-- begin Available data --

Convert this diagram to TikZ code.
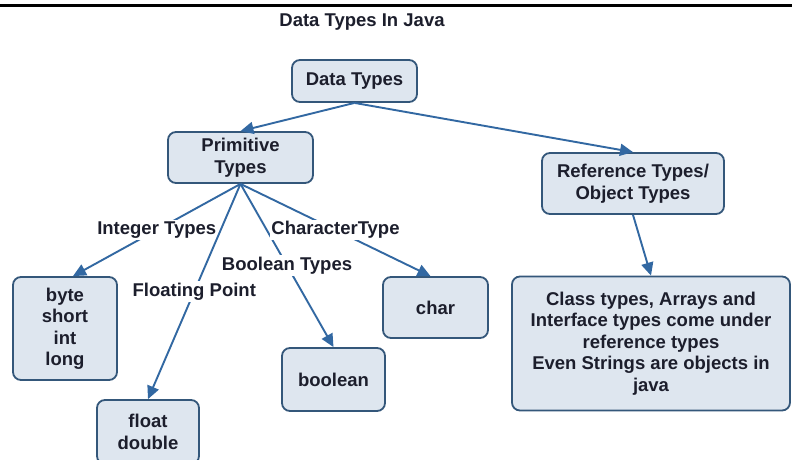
\documentclass[tikz,border=0pt]{standalone}
\usepackage{fontspec}
\setmainfont{Liberation Sans}
\usetikzlibrary{arrows.meta,calc}
\definecolor{boxfill}{HTML}{DEE6EF}
\definecolor{boxline}{HTML}{34577A}
\definecolor{arrowc}{HTML}{3268A2}
\definecolor{txt}{HTML}{1C1E2C}
\begin{document}
\begin{tikzpicture}[x=1pt,y=-1pt,
  every node/.style={font=\bfseries\fontsize{18.5}{21.5}\selectfont, text=txt},
  tbox/.style={draw=boxline, line width=1.8pt, fill=boxfill, rounded corners=8pt,
    align=center, inner sep=0pt},
  conn/.style={draw=arrowc, line width=1.9pt, -{Triangle[length=13pt,width=12pt]}},
  elab/.style={fill=white, inner sep=1.5pt, midway}]
\useasboundingbox (0,0) rectangle (792,459);
\fill[white] (0,0) rectangle (792,459);
\coordinate (tl) at (0,5.5);
\coordinate (tr) at (792,5.5);
\draw[line width=3pt, black] (tl) -- (tr);
\node (title) at (362,22) {Data Types In Java};
\node[tbox, minimum width=125pt, minimum height=42pt] (DT) at (354.5,81) {Data Types};
\node[tbox, minimum width=145pt, minimum height=51pt] (PT) at (240.5,157.5) {Primitive\\Types};
\node[tbox, minimum width=182pt, minimum height=61pt] (RT) at (633,183.5) {Reference Types/\\Object Types};
\node[tbox, minimum width=104pt, minimum height=103pt] (BY) at (65,328.5) {byte\\short\\int\\long};
\node[tbox, minimum width=102pt, minimum height=64pt] (FD) at (148,432) {float\\double};
\node[tbox, minimum width=103pt, minimum height=63pt] (BO) at (333.5,379.5) {boolean};
\node[tbox, minimum width=105pt, minimum height=61pt] (CH) at (435.5,307.5) {char};
\node[tbox, minimum width=278pt, minimum height=134pt] (CL) at (651,343.5) {Class types, Arrays and\\Interface types come under\\reference types\\Even Strings are objects in\\java};
\draw[conn] (DT.south) -- (PT.north);
\draw[conn] (DT.south) -- (RT.north);
\draw[conn] (RT.south) -- (CL.north);
\draw[conn] (PT.south) -- ($(BY.north)+(8,0)$) node[elab] {Integer Types};
\draw[conn] (PT.south) -- (FD.north) node[elab] {Floating Point};
\draw[conn] (PT.south) -- (BO.north) node[elab] {Boolean Types};
\draw[conn] (PT.south) -- ($(CH.north)+(-5,0)$) node[elab] {CharacterType};
\end{tikzpicture}
\end{document}
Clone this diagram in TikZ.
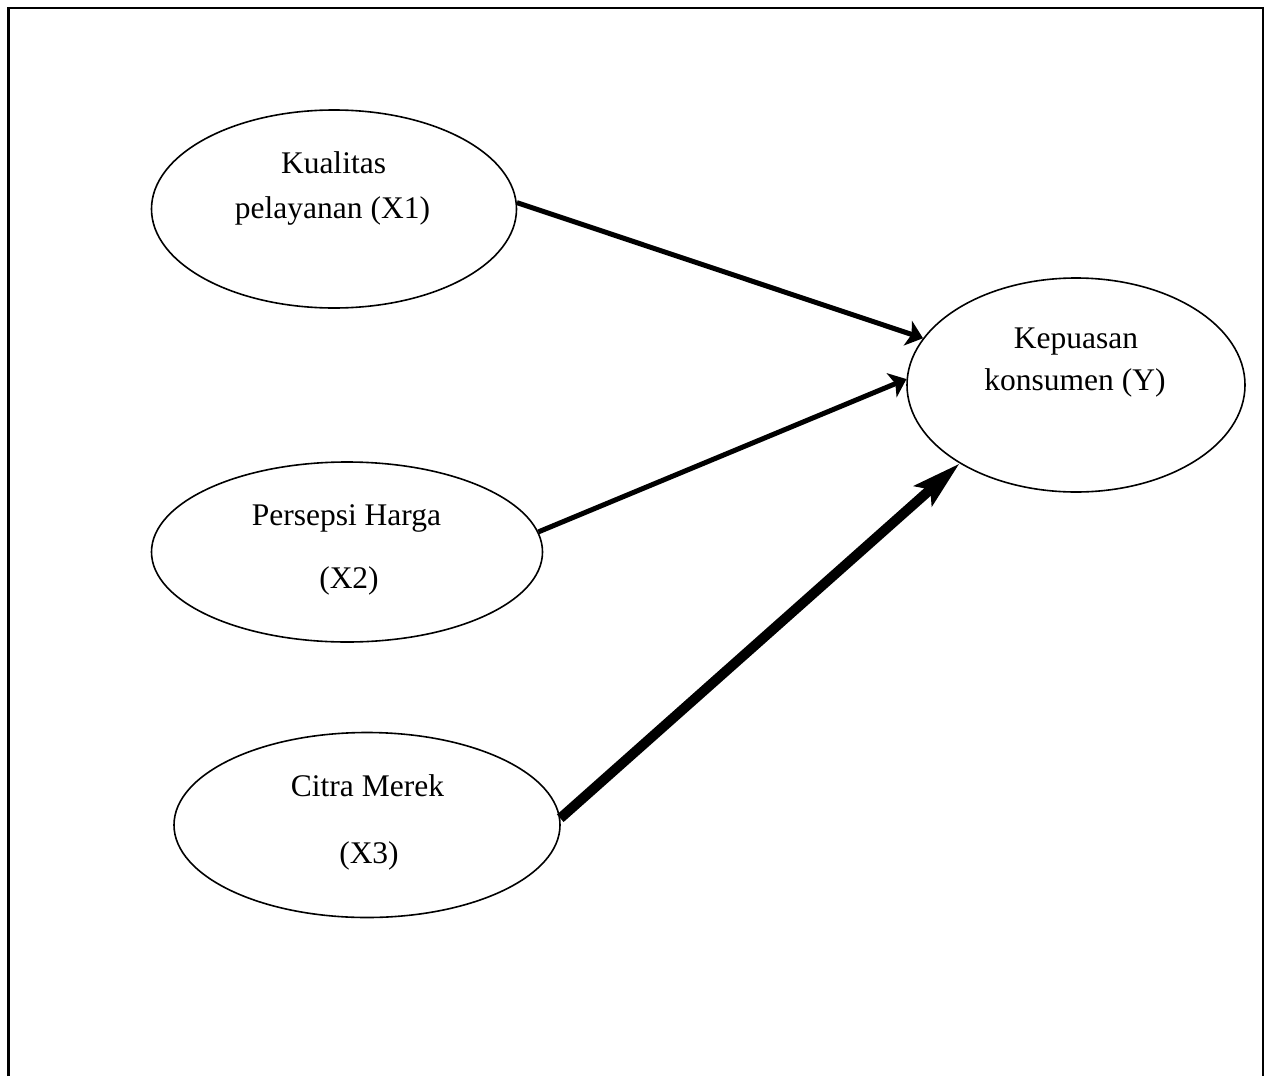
\documentclass[tikz,border=0pt]{standalone}
\usepackage{fontspec}
\setmainfont{Liberation Serif}
\usetikzlibrary{shapes.geometric,arrows.meta}
\begin{document}
\begin{tikzpicture}[x=1pt,y=-1pt,
  var/.style={draw,ellipse,line width=1.6pt,inner sep=0pt},
  lbl/.style={anchor=base,inner sep=0pt,font=\fontsize{31.5}{38}\selectfont},
  conn/.style={line width=5pt,-{Stealth[length=16pt,width=26pt,inset=4pt]}},
  thickconn/.style={line width=10pt,-{Stealth[length=48pt,width=26pt,inset=9pt]}}]
\useasboundingbox (0,0) rectangle (1271,1076);
% frame
\draw[line width=2.6pt] (8.7,1076) -- (8.7,8) -- (1263,8) -- (1263,1076);
% variables
\node[var,minimum width=365pt,minimum height=198pt] (x1) at (334,209) {};
\node[var,minimum width=391pt,minimum height=180pt] (x2) at (347,552) {};
\node[var,minimum width=386pt,minimum height=185pt] (x3) at (367,825) {};
\node[var,minimum width=338pt,minimum height=214pt] (y) at (1076,385) {};
% texts
\node[lbl] (x1a) at (333.5,173) {Kualitas};
\node[lbl] (x1b) at (332.5,218) {pelayanan (X1)};
\node[lbl] (x2a) at (346.5,525) {Persepsi Harga};
\node[lbl] (x2b) at (349,588) {(X2)};
\node[lbl] (x3a) at (367.5,796) {Citra Merek};
\node[lbl] (x3b) at (369,863) {(X3)};
\node[lbl] (ya) at (1076,348) {Kepuasan};
\node[lbl] (yb) at (1075,390) {konsumen (Y)};
% connectors
\draw[conn] (x1.2) -- (y.163);
\draw[conn] (x2.6) -- (y.178);
\draw[thickconn] (x3.2) -- (y.214);
\end{tikzpicture}
\end{document}
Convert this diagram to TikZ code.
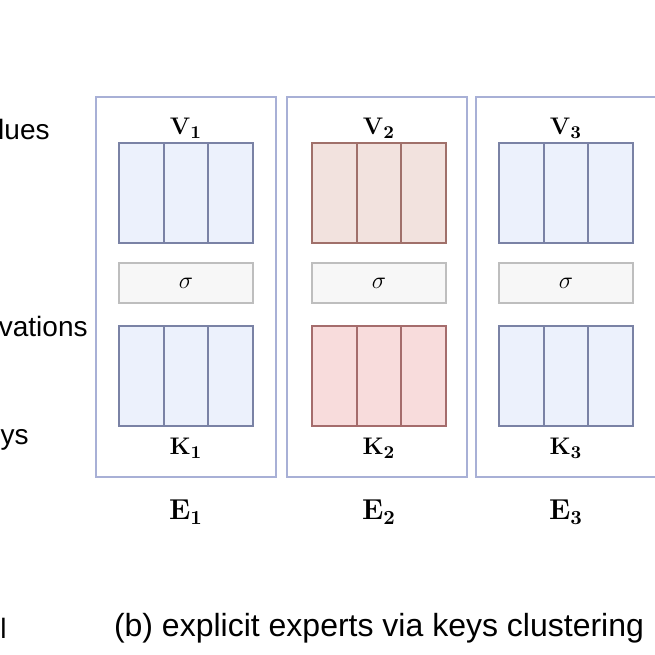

-- end Available data --

» **What to work on**
Transcribe the entries above verbatim, omitting their pictures.

» **Response to the exercise**
Convert this diagram to TikZ code.
\documentclass[tikz,border=0pt]{standalone}
\usepackage{fontspec}
\setmainfont{Liberation Sans}
\usetikzlibrary{arrows.meta,calc}
\definecolor{boxfill}{HTML}{DEE6EF}
\definecolor{boxline}{HTML}{34577A}
\definecolor{arrowc}{HTML}{3268A2}
\definecolor{txt}{HTML}{1C1E2C}
\begin{document}
\begin{tikzpicture}[x=1pt,y=-1pt,
  every node/.style={font=\bfseries\fontsize{18.5}{21.5}\selectfont, text=txt},
  tbox/.style={draw=boxline, line width=1.8pt, fill=boxfill, rounded corners=8pt,
    align=center, inner sep=0pt},
  conn/.style={draw=arrowc, line width=1.9pt, -{Triangle[length=13pt,width=12pt]}},
  elab/.style={fill=white, inner sep=1.5pt, midway}]
\useasboundingbox (0,0) rectangle (792,459);
\fill[white] (0,0) rectangle (792,459);
\coordinate (tl) at (0,5.5);
\coordinate (tr) at (792,5.5);
\draw[line width=3pt, black] (tl) -- (tr);
\node (title) at (362,22) {Data Types In Java};
\node[tbox, minimum width=125pt, minimum height=42pt] (DT) at (354.5,81) {Data Types};
\node[tbox, minimum width=145pt, minimum height=51pt] (PT) at (240.5,157.5) {Primitive\\Types};
\node[tbox, minimum width=182pt, minimum height=61pt] (RT) at (633,183.5) {Reference Types/\\Object Types};
\node[tbox, minimum width=104pt, minimum height=103pt] (BY) at (65,328.5) {byte\\short\\int\\long};
\node[tbox, minimum width=102pt, minimum height=64pt] (FD) at (148,432) {float\\double};
\node[tbox, minimum width=103pt, minimum height=63pt] (BO) at (333.5,379.5) {boolean};
\node[tbox, minimum width=105pt, minimum height=61pt] (CH) at (435.5,307.5) {char};
\node[tbox, minimum width=278pt, minimum height=134pt] (CL) at (651,343.5) {Class types, Arrays and\\Interface types come under\\reference types\\Even Strings are objects in\\java};
\draw[conn] (DT.south) -- (PT.north);
\draw[conn] (DT.south) -- (RT.north);
\draw[conn] (RT.south) -- (CL.north);
\draw[conn] (PT.south) -- ($(BY.north)+(8,0)$) node[elab] {Integer Types};
\draw[conn] (PT.south) -- (FD.north) node[elab] {Floating Point};
\draw[conn] (PT.south) -- (BO.north) node[elab] {Boolean Types};
\draw[conn] (PT.south) -- ($(CH.north)+(-5,0)$) node[elab] {CharacterType};
\end{tikzpicture}
\end{document}
Clone this diagram in TikZ.
\documentclass[tikz,border=0pt]{standalone}
\usepackage{fontspec}
\setmainfont{Liberation Serif}
\usetikzlibrary{shapes.geometric,arrows.meta}
\begin{document}
\begin{tikzpicture}[x=1pt,y=-1pt,
  var/.style={draw,ellipse,line width=1.6pt,inner sep=0pt},
  lbl/.style={anchor=base,inner sep=0pt,font=\fontsize{31.5}{38}\selectfont},
  conn/.style={line width=5pt,-{Stealth[length=16pt,width=26pt,inset=4pt]}},
  thickconn/.style={line width=10pt,-{Stealth[length=48pt,width=26pt,inset=9pt]}}]
\useasboundingbox (0,0) rectangle (1271,1076);
% frame
\draw[line width=2.6pt] (8.7,1076) -- (8.7,8) -- (1263,8) -- (1263,1076);
% variables
\node[var,minimum width=365pt,minimum height=198pt] (x1) at (334,209) {};
\node[var,minimum width=391pt,minimum height=180pt] (x2) at (347,552) {};
\node[var,minimum width=386pt,minimum height=185pt] (x3) at (367,825) {};
\node[var,minimum width=338pt,minimum height=214pt] (y) at (1076,385) {};
% texts
\node[lbl] (x1a) at (333.5,173) {Kualitas};
\node[lbl] (x1b) at (332.5,218) {pelayanan (X1)};
\node[lbl] (x2a) at (346.5,525) {Persepsi Harga};
\node[lbl] (x2b) at (349,588) {(X2)};
\node[lbl] (x3a) at (367.5,796) {Citra Merek};
\node[lbl] (x3b) at (369,863) {(X3)};
\node[lbl] (ya) at (1076,348) {Kepuasan};
\node[lbl] (yb) at (1075,390) {konsumen (Y)};
% connectors
\draw[conn] (x1.2) -- (y.163);
\draw[conn] (x2.6) -- (y.178);
\draw[thickconn] (x3.2) -- (y.214);
\end{tikzpicture}
\end{document}
Convert this diagram to TikZ code.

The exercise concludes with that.